In order for the counter to be of any real value, information on the FF states must be presented in some usable form. Typically a lamp-driver/lamp circuit is used. The lamp driver is designed so that the lamp illuminates when the lamp driver input is at the 1 level and extinguishes when it is at the 0 level.

Decade Counters

The decade counter is designed to display the number of clock pulses counted in numbers from 0 to 9. On the 10th CP the counter resets to 0 and delivers an output pulse. If this pulse is connected to the input of a second decade counter, the display of the second counter advances one count for every ten counts of the first decade counter. Connected in this manner, one decade counter counts from 0 to 9 clock pulses, two decade counters count from 0 to 99 clock pulses, three decade counters can count up to 999 clock pulses, etc.

A decade counter is designed around an n = 10 divider. Since the divider state is different for each successive CP, the lamp responses can be related to the divider states through appropriate decoding techniques. Any n = 10 divider can be decoded, but the divider of Fig. 10 is ideally suited since it can be completely decoded using only ten two-input gates.

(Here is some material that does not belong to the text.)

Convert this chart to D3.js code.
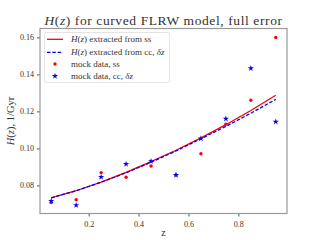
<!DOCTYPE html>
<html>
<head>
<meta charset="utf-8">
<script src="https://cdn.jsdelivr.net/npm/d3@7"></script>
<style>
  body { margin: 0; background: #fff; }
  text { font-family: "Liberation Serif", "DejaVu Serif", serif; fill: #333; }
</style>
</head>
<body>
<script>
const width = 320, height = 240;
const margin = {top: 28.5, right: 33, bottom: 26.5, left: 40};

const zValues = [0.05, 0.15, 0.25, 0.35, 0.45, 0.55, 0.65, 0.75, 0.85, 0.95];
const fitSS = [0.0733, 0.0771, 0.0818, 0.0870, 0.0928, 0.0990, 0.1057, 0.1128, 0.1205, 0.1287];
const fitCC = [0.0733, 0.0771, 0.0817, 0.0868, 0.0925, 0.0986, 0.1052, 0.1119, 0.1190, 0.1265];
const mockSS = [0.0707, 0.0722, 0.0869, 0.0844, 0.0905, 0.0856, 0.0971, 0.1131, 0.1260, 0.1600];
const mockCC = [0.0716, 0.0693, 0.0845, 0.0915, 0.0931, 0.0856, 0.1053, 0.1160, 0.1433, 0.1144];
const xTicks = [0.2, 0.4, 0.6, 0.8];
const yTicks = [0.08, 0.10, 0.12, 0.14, 0.16];

const svg = d3.select("body").append("svg")
    .attr("width", width)
    .attr("height", height);

const x = d3.scaleLinear().domain([0.005, 0.995]).range([margin.left, width - margin.right]);
const y = d3.scaleLinear().domain([0.0648, 0.1648]).range([height - margin.bottom, margin.top]);

// axes
svg.append("g")
    .attr("transform", `translate(0,${height - margin.bottom})`)
    .call(d3.axisBottom(x).tickValues(xTicks).tickFormat(d3.format(".1f")).tickSizeOuter(0).tickSize(3))
    .call(g => g.select(".domain").remove())
    .call(g => g.selectAll("line").attr("stroke", "#555"))
    .call(g => g.selectAll("text").attr("font-size", 8).attr("dy", "0.9em")
        .style("font-family", "Liberation Serif, serif").attr("fill", "#444"));

svg.append("g")
    .attr("transform", `translate(${margin.left},0)`)
    .call(d3.axisLeft(y).tickValues(yTicks).tickFormat(d3.format(".2f")).tickSizeOuter(0).tickSize(3))
    .call(g => g.select(".domain").remove())
    .call(g => g.selectAll("line").attr("stroke", "#555"))
    .call(g => g.selectAll("text").attr("font-size", 8)
        .style("font-family", "Liberation Serif, serif").attr("fill", "#444"));

// fit lines
const line = d3.line().x((d, i) => x(zValues[i])).y(d => y(d));

svg.append("path").datum(fitSS)
    .attr("d", line).attr("fill", "none")
    .attr("stroke", "red").attr("stroke-width", 1.3);

svg.append("path").datum(fitCC)
    .attr("d", line).attr("fill", "none")
    .attr("stroke", "blue").attr("stroke-width", 1.3)
    .attr("stroke-dasharray", "3.5,1.8");

// mock data
svg.append("g").selectAll("circle").data(mockSS).join("circle")
    .attr("cx", (d, i) => x(zValues[i])).attr("cy", d => y(d))
    .attr("r", 1.7).attr("fill", "red");

const star = d3.symbol().type(d3.symbolStar).size(12);
svg.append("g").selectAll("path").data(mockCC).join("path")
    .attr("transform", (d, i) => `translate(${x(zValues[i])},${y(d)})`)
    .attr("d", star).attr("fill", "blue");

// frame
svg.append("rect")
    .attr("x", margin.left).attr("y", margin.top)
    .attr("width", width - margin.left - margin.right)
    .attr("height", height - margin.top - margin.bottom)
    .attr("fill", "none").attr("stroke", "#999").attr("stroke-width", 1.2);

// legend
const legend = svg.append("g");
legend.append("rect")
    .attr("x", 44.5).attr("y", 32.5).attr("width", 125).attr("height", 50)
    .attr("rx", 2).attr("fill", "#fff").attr("fill-opacity", 0.85)
    .attr("stroke", "#ddd").attr("stroke-width", 0.8);

const rows = [39.3, 52.3, 64, 76];
legend.append("line").attr("x1", 47).attr("x2", 63).attr("y1", rows[0]).attr("y2", rows[0])
    .attr("stroke", "red").attr("stroke-width", 1.3);
legend.append("line").attr("x1", 47).attr("x2", 63).attr("y1", rows[1]).attr("y2", rows[1])
    .attr("stroke", "blue").attr("stroke-width", 1.3).attr("stroke-dasharray", "3.5,1.8");
legend.append("circle").attr("cx", 55).attr("cy", rows[2]).attr("r", 1.7).attr("fill", "red");
legend.append("path").attr("transform", `translate(55,${rows[3]})`).attr("d", star).attr("fill", "blue");

function mathLabel(g, parts) {
  parts.forEach(p => g.append("tspan").attr("font-style", p[1] ? "italic" : null).text(p[0]));
}
const labels = [
  [["H", 1], ["(", 0], ["z", 1], [") extracted from ss", 0]],
  [["H", 1], ["(", 0], ["z", 1], [") extracted from cc, ", 0], ["δz", 1]],
  [["mock data, ss", 0]],
  [["mock data, cc, ", 0], ["δz", 1]]
];
labels.forEach((parts, i) => {
  const t = legend.append("text").attr("x", 71).attr("y", rows[i]).attr("dy", "0.33em")
      .attr("font-size", 9);
  mathLabel(t, parts);
});

// title and axis labels
const title = svg.append("text").attr("x", (margin.left + width - margin.right) / 2).attr("y", 24.5)
    .attr("text-anchor", "middle").attr("font-size", 13.5).attr("letter-spacing", 0.6).attr("fill", "#222");
mathLabel(title, [["H", 1], ["(", 0], ["z", 1], [") for curved FLRW model, full error", 0]]);

svg.append("text").attr("x", (margin.left + width - margin.right) / 2).attr("y", 236)
    .attr("text-anchor", "middle").attr("font-size", 10).attr("fill", "#444").text("z");

const yl = svg.append("text")
    .attr("transform", `translate(14,${(margin.top + height - margin.bottom) / 2}) rotate(-90)`)
    .attr("text-anchor", "middle").attr("font-size", 10.5).attr("fill", "#444");
mathLabel(yl, [["H", 1], ["(", 0], ["z", 1], ["),  1/Gyr", 0]]);
</script>
</body>
</html>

A decoder for the Fig. 10 divider is shown in Fig. 12. The inputs Q1 through Q5 are connected to the corresponding FF outputs of Fig 10. When the divider/counter is Preset (all FF outputs at the 0 level) only the "0" decoded output is at the 1 level. After the first CP only the ''1'' decoded output is at the 1 level. After the second CP only the "2" decoded output is at the 1 level. After the ninth CP only the "9" decoded output and output X are at the 1 level. Coincident with the tenth CP output X switches to the 0 level providing a CP to drive a second decade counter.